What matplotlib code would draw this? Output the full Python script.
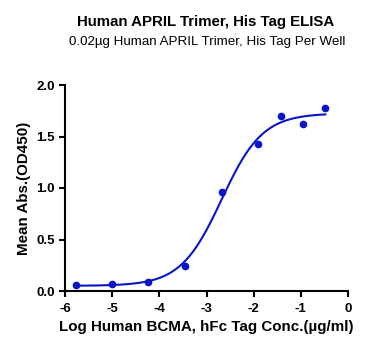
import numpy as np
import matplotlib.pyplot as plt

plt.rcParams['font.family'] = ['Liberation Sans', 'DejaVu Sans']
plt.rcParams['axes.unicode_minus'] = False

# measured points (log conc, OD450)
log_conc = [-5.77, -5.0, -4.23, -3.46, -2.68, -1.90, -1.43, -0.95, -0.48]
od450 = [0.058, 0.065, 0.087, 0.245, 0.96, 1.43, 1.70, 1.62, 1.78]

# 4PL fit parameters
bottom, top, log_ec50, hill = 0.05, 1.725, -2.68, 1.0

blue = '#0a14c8'

fig = plt.figure(figsize=(3.91, 3.5), dpi=100)
ax = fig.add_axes([65/391, 59/350, 283/391, 206/350])

xs = np.linspace(min(log_conc), max(log_conc), 300)
ys = bottom + (top - bottom) / (1 + 10 ** ((log_ec50 - xs) * hill))
ax.plot(xs, ys, color=blue, lw=1.5)
ax.plot(log_conc, od450, 'o', color=blue, ms=4.5)

ax.set_xlim(-6, 0)
ax.set_ylim(0, 2)
ax.set_xticks(range(-6, 1))
ax.set_yticks([0, 0.5, 1.0, 1.5, 2.0])
ax.set_yticklabels(['0.0', '0.5', '1.0', '1.5', '2.0'])
for s in ['top', 'right']:
    ax.spines[s].set_visible(False)
for s in ['left', 'bottom']:
    ax.spines[s].set_linewidth(1.5)
ax.tick_params(width=1.5, length=4, labelsize=9.5)
ax.tick_params(axis='x', pad=5)
for lab in ax.get_xticklabels() + ax.get_yticklabels():
    lab.set_fontweight('bold')

ax.set_xlabel('Log Human BCMA, hFc Tag Conc.(\u00b5g/ml)', fontsize=10.9, fontweight='bold', labelpad=3)
ax.set_ylabel('Mean Abs.(OD450)', fontsize=10.9, fontweight='bold', labelpad=4)

fig.text(206/391, 1 - 22/350, 'Human APRIL Trimer, His Tag ELISA', ha='center', va='center',
         fontsize=10.8, fontweight='bold')
fig.text(207/391, 1 - 42/350, '0.02\u00b5g Human APRIL Trimer, His Tag Per Well', ha='center', va='center',
         fontsize=9.6)

fig.savefig('out.png', dpi=100)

### Task objective:
Write out, word for word, the lines from the start of the data through the one holding "plt.rcParams['axes.unicode_minus'] = False". Omit pictures.

### Task answer:
What matplotlib code would draw this? Output the full Python script.
import numpy as np
import matplotlib.pyplot as plt

plt.rcParams['font.family'] = ['Liberation Sans', 'DejaVu Sans']
plt.rcParams['axes.unicode_minus'] = False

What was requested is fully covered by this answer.